An ihrem neuen Wohnort, einer kleinen Siedlung im tansanischen Busch, schätzt die 32-Jährige vor allem den Umgang miteinander. "Die Dorfgemeinschaft ist super. Jeder kennt jeden, und wenn Hilfe benötigt wird, hilft man einander. Es wird zusammengehalten", sagt Lugstein, die gemeinsam mit ihrem Mann und ihren zwei Kindern in einem neu errichteten Haus lebt. "Der Zusammenhalt sowie die generelle Freundlichkeit gefallen mir hier am besten. Die Menschen haben zwar wenig, sind aber trotzdem glücklich", sagt sie.

Für die Liebe musste Lugstein ihren westlichen Lebensstandard aufgeben.
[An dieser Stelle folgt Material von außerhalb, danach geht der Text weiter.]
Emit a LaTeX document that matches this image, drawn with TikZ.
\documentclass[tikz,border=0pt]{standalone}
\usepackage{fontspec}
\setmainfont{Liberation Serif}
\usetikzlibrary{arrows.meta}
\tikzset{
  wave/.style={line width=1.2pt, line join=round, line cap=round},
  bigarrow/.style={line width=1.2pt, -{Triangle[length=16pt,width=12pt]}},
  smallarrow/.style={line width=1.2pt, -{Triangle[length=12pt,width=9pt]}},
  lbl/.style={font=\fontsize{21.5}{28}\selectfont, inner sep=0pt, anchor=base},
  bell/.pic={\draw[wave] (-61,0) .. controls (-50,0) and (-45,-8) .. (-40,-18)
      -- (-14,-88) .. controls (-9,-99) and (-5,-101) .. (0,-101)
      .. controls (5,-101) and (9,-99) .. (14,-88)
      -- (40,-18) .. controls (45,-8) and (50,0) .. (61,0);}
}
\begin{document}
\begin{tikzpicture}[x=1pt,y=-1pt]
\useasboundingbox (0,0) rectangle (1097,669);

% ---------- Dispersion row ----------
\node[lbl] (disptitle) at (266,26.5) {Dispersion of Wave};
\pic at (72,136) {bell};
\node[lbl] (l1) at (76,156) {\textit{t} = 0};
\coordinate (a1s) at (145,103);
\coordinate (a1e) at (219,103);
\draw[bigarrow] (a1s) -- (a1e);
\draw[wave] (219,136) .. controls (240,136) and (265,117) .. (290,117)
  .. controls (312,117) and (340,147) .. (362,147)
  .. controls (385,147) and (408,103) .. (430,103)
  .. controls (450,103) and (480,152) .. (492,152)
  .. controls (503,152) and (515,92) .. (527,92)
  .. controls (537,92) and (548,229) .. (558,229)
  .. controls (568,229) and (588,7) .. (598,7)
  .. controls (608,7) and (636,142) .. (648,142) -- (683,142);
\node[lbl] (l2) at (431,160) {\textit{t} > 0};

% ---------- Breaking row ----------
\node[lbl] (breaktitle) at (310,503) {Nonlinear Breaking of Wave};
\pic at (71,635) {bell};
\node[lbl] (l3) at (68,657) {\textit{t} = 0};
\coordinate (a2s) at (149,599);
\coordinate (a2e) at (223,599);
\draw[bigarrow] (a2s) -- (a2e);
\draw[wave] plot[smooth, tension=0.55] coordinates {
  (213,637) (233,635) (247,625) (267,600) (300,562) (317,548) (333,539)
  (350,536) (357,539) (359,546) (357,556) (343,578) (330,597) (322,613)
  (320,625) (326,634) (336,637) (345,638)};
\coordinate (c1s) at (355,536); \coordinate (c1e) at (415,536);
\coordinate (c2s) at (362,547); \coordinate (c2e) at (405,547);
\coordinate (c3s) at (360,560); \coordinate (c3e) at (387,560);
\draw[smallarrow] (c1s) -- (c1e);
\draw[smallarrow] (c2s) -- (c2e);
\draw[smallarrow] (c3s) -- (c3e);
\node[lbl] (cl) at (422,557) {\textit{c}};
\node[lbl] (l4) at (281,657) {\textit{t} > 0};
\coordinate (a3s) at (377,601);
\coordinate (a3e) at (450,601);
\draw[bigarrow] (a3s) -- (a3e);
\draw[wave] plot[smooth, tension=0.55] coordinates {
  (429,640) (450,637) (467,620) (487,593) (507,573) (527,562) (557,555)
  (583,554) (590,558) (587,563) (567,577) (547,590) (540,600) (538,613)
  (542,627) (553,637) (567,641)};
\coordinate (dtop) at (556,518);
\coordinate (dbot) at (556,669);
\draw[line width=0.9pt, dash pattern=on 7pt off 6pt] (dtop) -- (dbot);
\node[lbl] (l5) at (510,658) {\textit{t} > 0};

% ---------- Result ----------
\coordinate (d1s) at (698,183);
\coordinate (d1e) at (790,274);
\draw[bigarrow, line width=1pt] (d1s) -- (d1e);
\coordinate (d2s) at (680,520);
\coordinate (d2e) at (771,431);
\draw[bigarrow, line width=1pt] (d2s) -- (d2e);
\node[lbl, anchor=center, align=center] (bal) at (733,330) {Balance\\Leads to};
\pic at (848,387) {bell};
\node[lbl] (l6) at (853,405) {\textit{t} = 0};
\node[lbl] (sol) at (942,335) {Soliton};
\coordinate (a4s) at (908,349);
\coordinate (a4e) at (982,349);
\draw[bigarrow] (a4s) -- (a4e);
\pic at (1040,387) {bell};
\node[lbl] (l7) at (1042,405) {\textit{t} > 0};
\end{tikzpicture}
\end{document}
Anstatt aus dem Hahn erhält das Dorf sein Wasser durch einen Brunnen sowie Tanks, die Regenwasser speichern. Das Internet funktioniert zwar, Leistung und Geschwindigkeit sind allerdings schwankend. Eine Lebensmittelauswahl wie in österreichischen Supermärkten gibt es in ihrem Zuhause nicht. Tiere stellen für sie kein Problem dar, lediglich Vogelspinnen, Schlangen und Skorpione kreuzen gelegentlich ihren Weg. "Nachts hört man öfters auch eine Hyäne", sagt sie.
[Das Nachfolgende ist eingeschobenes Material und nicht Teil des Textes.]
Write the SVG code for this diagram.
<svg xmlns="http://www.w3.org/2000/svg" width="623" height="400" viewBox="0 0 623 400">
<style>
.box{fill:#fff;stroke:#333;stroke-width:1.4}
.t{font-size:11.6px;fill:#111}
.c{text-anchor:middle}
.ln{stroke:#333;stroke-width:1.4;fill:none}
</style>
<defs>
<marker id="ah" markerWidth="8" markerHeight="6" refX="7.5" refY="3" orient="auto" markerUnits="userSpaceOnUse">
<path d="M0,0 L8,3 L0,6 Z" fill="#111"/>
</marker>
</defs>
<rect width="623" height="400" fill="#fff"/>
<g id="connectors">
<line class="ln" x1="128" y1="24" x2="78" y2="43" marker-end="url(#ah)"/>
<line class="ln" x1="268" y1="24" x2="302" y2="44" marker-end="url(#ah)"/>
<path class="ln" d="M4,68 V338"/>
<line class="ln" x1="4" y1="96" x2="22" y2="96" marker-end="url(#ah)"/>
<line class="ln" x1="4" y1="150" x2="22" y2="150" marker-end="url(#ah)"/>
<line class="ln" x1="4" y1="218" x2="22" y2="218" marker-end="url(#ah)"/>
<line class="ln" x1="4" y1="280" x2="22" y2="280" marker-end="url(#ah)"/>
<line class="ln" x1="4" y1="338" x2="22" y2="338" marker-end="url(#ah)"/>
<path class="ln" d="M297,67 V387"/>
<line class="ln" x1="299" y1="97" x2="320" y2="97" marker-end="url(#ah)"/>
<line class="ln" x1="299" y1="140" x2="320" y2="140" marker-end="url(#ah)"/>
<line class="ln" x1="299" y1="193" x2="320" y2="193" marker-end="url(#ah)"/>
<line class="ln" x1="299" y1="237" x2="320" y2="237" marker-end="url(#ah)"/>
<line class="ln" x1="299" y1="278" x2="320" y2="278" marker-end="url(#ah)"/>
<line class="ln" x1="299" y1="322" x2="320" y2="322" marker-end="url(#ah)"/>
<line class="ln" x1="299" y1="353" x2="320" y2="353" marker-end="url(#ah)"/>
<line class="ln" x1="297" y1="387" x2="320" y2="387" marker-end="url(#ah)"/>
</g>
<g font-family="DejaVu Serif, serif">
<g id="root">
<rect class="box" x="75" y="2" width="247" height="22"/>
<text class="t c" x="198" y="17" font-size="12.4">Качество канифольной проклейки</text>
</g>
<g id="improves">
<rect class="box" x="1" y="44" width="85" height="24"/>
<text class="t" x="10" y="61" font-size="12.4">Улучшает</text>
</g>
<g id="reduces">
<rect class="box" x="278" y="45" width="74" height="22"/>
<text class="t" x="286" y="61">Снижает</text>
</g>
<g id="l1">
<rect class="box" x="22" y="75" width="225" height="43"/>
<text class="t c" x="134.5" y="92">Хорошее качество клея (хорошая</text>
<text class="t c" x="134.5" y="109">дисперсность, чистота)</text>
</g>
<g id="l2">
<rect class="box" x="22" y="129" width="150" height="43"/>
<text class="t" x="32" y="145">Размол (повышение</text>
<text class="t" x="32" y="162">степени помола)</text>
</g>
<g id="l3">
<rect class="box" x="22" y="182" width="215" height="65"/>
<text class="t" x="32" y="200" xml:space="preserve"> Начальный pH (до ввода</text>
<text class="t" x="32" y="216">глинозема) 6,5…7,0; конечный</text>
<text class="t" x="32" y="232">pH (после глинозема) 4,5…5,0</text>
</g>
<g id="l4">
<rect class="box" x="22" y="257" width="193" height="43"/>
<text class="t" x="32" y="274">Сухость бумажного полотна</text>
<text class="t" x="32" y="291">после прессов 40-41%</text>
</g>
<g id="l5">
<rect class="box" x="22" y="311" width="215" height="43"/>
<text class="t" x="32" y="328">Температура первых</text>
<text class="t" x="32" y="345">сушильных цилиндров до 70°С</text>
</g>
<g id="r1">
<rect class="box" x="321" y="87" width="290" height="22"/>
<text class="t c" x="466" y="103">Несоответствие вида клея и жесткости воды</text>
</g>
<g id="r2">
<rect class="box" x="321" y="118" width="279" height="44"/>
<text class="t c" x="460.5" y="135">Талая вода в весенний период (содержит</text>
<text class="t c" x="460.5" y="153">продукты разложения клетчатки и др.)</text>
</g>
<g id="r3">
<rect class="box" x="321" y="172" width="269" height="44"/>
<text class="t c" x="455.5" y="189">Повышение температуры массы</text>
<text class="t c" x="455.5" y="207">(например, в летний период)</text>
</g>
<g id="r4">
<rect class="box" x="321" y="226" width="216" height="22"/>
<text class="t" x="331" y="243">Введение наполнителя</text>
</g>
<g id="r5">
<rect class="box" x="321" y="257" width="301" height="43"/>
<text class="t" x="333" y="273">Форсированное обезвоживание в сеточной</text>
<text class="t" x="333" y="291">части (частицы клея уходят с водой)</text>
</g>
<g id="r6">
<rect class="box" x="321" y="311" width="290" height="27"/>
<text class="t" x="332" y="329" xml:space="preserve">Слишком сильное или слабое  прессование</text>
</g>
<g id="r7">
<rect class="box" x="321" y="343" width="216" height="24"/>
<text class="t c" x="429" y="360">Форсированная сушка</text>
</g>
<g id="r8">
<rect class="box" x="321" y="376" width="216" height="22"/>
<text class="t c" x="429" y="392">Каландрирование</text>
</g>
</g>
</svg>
Ihr Alltag in Tansania folgt keiner geregelten Struktur. Meistens kümmert sie sich um den Haushalt und ihre beiden Kinder, ab und zu trifft sie sich mit anderen Müttern und verbringt mit ihnen ihre Zeit. Die ältere Tochter der Familie geht bereits das zweite Jahr in die Schule, die für die meisten Kinder schon im Alter zwischen drei und vier Jahren beginnt. Lugsteins Kinder wachsen viersprachig auf, lernen neben Suaheli und Maa auch Deutsch und Englisch.
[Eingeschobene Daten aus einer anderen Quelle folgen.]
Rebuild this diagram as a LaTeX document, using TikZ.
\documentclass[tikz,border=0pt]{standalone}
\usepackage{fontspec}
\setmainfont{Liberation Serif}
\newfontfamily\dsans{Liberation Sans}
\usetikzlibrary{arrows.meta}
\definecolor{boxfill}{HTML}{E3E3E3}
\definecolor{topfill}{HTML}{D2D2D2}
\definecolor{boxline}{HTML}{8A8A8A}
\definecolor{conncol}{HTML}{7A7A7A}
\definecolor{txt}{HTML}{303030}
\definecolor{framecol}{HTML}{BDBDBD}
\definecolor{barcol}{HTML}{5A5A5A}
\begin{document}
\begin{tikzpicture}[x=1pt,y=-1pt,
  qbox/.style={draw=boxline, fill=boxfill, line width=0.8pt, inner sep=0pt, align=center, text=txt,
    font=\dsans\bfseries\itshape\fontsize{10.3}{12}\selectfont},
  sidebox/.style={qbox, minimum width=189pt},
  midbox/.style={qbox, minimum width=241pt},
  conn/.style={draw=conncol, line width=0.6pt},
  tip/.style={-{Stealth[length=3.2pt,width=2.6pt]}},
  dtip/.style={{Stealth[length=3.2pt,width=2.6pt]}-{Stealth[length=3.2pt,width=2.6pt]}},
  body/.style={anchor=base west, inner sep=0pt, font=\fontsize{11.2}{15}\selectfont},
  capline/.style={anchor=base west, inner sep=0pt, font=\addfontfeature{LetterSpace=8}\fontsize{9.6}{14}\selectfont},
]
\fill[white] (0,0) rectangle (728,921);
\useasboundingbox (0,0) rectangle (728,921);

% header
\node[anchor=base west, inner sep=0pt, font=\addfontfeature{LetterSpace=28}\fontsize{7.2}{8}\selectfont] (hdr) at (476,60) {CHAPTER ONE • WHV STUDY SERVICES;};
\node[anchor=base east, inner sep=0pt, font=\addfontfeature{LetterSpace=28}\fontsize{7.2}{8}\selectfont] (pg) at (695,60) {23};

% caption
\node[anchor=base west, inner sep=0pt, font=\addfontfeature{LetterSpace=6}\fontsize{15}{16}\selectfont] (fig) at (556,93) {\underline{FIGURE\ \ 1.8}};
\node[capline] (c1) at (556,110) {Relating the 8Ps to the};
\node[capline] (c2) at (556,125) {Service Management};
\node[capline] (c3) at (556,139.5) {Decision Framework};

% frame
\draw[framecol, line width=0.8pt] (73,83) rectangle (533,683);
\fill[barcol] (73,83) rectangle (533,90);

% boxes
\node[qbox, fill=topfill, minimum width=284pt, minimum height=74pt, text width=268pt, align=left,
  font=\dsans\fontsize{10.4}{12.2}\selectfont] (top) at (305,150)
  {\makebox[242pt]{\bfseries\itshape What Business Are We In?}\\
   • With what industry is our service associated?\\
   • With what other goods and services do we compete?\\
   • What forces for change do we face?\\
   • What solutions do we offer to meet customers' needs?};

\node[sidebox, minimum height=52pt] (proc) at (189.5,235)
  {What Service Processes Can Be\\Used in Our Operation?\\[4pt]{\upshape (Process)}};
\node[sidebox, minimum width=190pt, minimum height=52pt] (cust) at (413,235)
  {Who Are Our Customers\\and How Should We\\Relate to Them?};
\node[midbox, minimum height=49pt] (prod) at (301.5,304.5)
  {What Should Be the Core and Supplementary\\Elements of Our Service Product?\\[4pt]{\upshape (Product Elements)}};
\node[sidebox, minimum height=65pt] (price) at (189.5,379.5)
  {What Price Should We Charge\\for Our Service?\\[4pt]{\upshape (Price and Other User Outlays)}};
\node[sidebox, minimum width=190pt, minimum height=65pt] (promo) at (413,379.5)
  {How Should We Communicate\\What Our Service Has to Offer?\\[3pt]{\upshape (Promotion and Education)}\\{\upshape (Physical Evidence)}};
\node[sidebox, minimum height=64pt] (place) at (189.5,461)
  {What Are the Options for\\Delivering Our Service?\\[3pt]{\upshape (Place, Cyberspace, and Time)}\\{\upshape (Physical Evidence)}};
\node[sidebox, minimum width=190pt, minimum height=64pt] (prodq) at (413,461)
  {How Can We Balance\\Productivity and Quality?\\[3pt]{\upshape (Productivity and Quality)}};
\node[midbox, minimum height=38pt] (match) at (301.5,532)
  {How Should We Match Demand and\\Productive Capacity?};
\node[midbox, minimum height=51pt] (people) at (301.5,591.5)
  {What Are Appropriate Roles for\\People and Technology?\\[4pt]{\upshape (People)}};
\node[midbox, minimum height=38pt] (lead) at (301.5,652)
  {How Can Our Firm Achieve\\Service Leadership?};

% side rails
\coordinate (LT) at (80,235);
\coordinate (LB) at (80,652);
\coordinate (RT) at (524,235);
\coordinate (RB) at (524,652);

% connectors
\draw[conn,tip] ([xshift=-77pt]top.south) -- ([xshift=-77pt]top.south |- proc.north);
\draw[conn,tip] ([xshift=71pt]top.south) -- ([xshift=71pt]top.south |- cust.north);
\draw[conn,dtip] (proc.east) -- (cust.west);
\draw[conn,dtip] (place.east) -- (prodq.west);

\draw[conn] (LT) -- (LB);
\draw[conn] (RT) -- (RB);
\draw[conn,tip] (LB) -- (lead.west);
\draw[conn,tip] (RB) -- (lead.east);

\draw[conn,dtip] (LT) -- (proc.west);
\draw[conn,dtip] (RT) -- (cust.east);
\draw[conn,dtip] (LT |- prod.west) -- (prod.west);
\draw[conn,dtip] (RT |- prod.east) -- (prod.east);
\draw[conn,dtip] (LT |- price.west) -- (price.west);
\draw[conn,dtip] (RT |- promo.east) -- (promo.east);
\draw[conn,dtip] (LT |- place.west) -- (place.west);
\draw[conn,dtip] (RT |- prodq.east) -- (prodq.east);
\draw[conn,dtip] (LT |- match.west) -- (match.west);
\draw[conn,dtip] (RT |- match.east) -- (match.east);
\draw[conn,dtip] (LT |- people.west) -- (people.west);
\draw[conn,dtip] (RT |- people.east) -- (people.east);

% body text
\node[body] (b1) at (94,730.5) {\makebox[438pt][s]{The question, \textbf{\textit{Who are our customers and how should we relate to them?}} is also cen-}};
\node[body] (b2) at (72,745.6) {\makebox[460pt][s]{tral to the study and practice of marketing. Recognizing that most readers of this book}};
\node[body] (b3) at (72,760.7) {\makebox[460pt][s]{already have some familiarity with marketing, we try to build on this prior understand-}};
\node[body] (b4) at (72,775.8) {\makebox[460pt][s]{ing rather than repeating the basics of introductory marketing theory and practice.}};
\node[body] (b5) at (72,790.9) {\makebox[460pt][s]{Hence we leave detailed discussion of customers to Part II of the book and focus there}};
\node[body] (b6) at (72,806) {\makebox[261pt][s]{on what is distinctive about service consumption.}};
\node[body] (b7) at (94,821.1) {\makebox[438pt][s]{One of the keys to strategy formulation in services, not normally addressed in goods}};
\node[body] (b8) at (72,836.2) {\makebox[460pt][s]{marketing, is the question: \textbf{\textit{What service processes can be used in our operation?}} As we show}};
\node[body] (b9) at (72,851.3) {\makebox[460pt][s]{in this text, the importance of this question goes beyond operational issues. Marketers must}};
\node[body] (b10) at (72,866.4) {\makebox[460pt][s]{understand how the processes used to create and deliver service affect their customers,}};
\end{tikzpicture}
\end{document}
Auf die Frage, was sie aus Österreich am meisten vermisse, hat die Vorchdorferin eine klare Antwort. "Das umfangreiche Essen", sagt sie. "Deshalb bin ich immer froh, wenn mir Gäste Speisen wie Speck oder Käse mitbringen", fügt sie hinzu. Zuletzt war sie mit ihrer jüngeren Tochter im vergangenen Sommer in ihrer ehemaligen Heimat, in Zukunft könnten sich derartige Besuche aber erschweren. "Wegen der Schule wird das nicht mehr so lange möglich sein", sagt sie. Dazu steht in naher Zukunft ein Umzug an. "Die Regierung plant, eine Schnellstraße durch den Busch und unsere Siedlung zu bauen, weswegen wir wohl von hier wegziehen müssen", sagt Lugstein, die Freunde und Bekannte auf ihren Kanälen in den sozialen Netzwerken an ihrem Leben teilhaben lässt.